NeuroABench introduces a dedicated multimodal benchmark for neurosurgical anatomy identification, built from 89 curated videos and 32 teaching manuals to assess 68 anatomical structures across 32 approaches. The framework includes a rigorous data-collection, annotation, and QA-generation pipeline, producing 1079 QA pairs for evaluation. Zero-shot experiments across 10+ MLLMs and four neurosurgical trainees reveal a substantial performance gap, with the best model at 40.87% accuracy while trainees average higher, underscoring the need for anatomy-focused training and robust reasoning in AI for neurosurgery. This work establishes a standardized, clinically grounded benchmark to guide development of AI systems capable of reliable intraoperative anatomical understanding.

Abstract

Multimodal Large Language Models (MLLMs) have shown significant potential in surgical video understanding. With improved zero-shot performance and more effective human-machine interaction, they provide a strong foundation for advancing surgical education and assistance. However, existing research and datasets primarily focus on understanding surgical procedures and workflows, while paying limited attention to the critical role of anatomical comprehension. In clinical practice, surgeons rely heavily on precise anatomical understanding to interpret, review, and learn from surgical videos. To fill this gap, we introduce the Neurosurgical Anatomy Benchmark (NeuroABench), the first multimodal benchmark explicitly created to evaluate anatomical understanding in the neurosurgical domain. NeuroABench consists of 9 hours of annotated neurosurgical videos covering 89 distinct procedures and is developed using a novel multimodal annotation pipeline with multiple review cycles. The benchmark evaluates the identification of 68 clinical anatomical structures, providing a rigorous and standardized framework for assessing model performance. Experiments on over 10 state-of-the-art MLLMs reveal significant limitations, with the best-performing model achieving only 40.87% accuracy in anatomical identification tasks.

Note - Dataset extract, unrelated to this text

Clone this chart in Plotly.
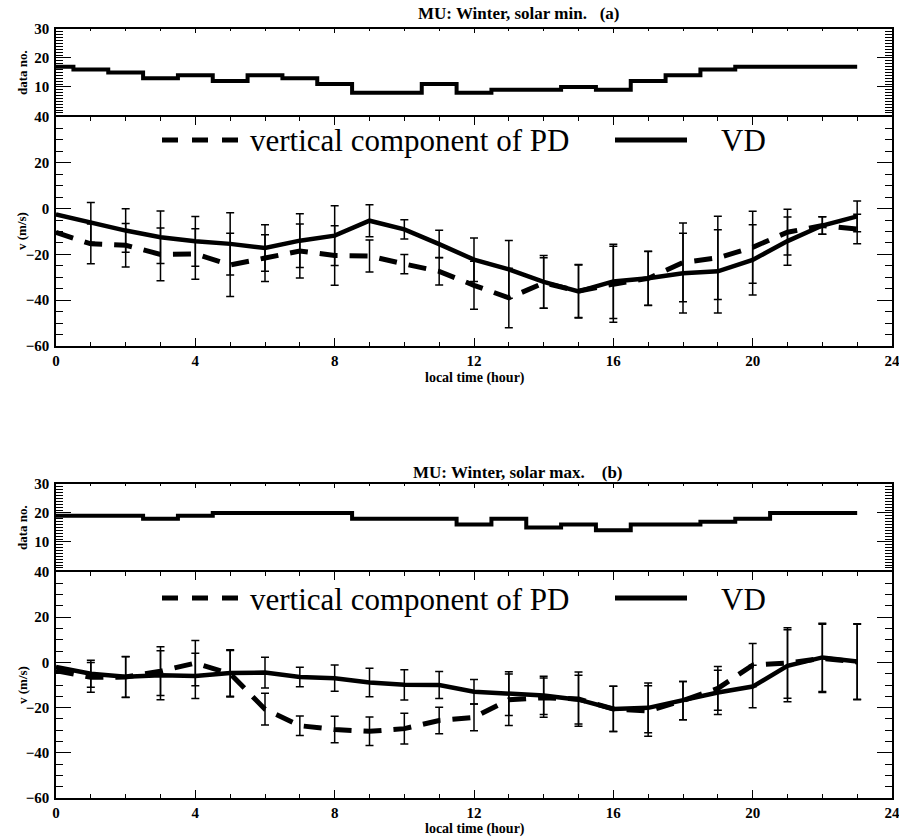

To further evaluate the benchmark, we extract a subset of the dataset and conduct an informative test with four neurosurgical trainees. The results show that the best-performing student achieves 56% accuracy, with the lowest scores of 28% and an average score of 46.5%. While the best MLLM performs comparably to the lowest-scoring student, it still lags significantly behind the group's average performance. This comparison underscores both the progress of MLLMs in anatomical understanding and the substantial gap that remains in achieving human-level performance.

Paper Structure

This paper contains 11 sections, 1 equation, 3 figures, 3 tables.

Figures (3)

  • Figure 1: Examples of NeuroABench. This benchmark is constructed using neurosurgical anatomical content derived from publicly available educational videos. Each video is paired with a question designed to query the identification of specific neuroanatomical structures. For every question, a set of candidate anatomical structures (e.g., skin, anterior cerebral artery, temporal lobe) is provided as multiple-choice options.
  • Figure 2: Pipeline illustration of NeuroABench. The data collection can be divided into three main steps: 1) We search hundreds of videos and teaching manuals from the Neurosurgical Atlas, then keep 89 high-quality videos and 32 teaching manuals after filtering. 2) We use Gemini-1.5-Pro to annotate videos with the instructions of clinician-reviewed structured progress extracted from teaching manuals. 3) The annotated images go through additional validation and experts' selection. From these images, we generate question-and-answer pairs for each landmark anatomy featured in the videos.
  • Figure 3: A case on the influence of anatomical deformation. Here, we select the responses of Claude-3.5-Sonnet to two closely similar frames of anatomical images from the same surgical procedure to demonstrate the impact of anatomical deformation on the model's anatomical recognition.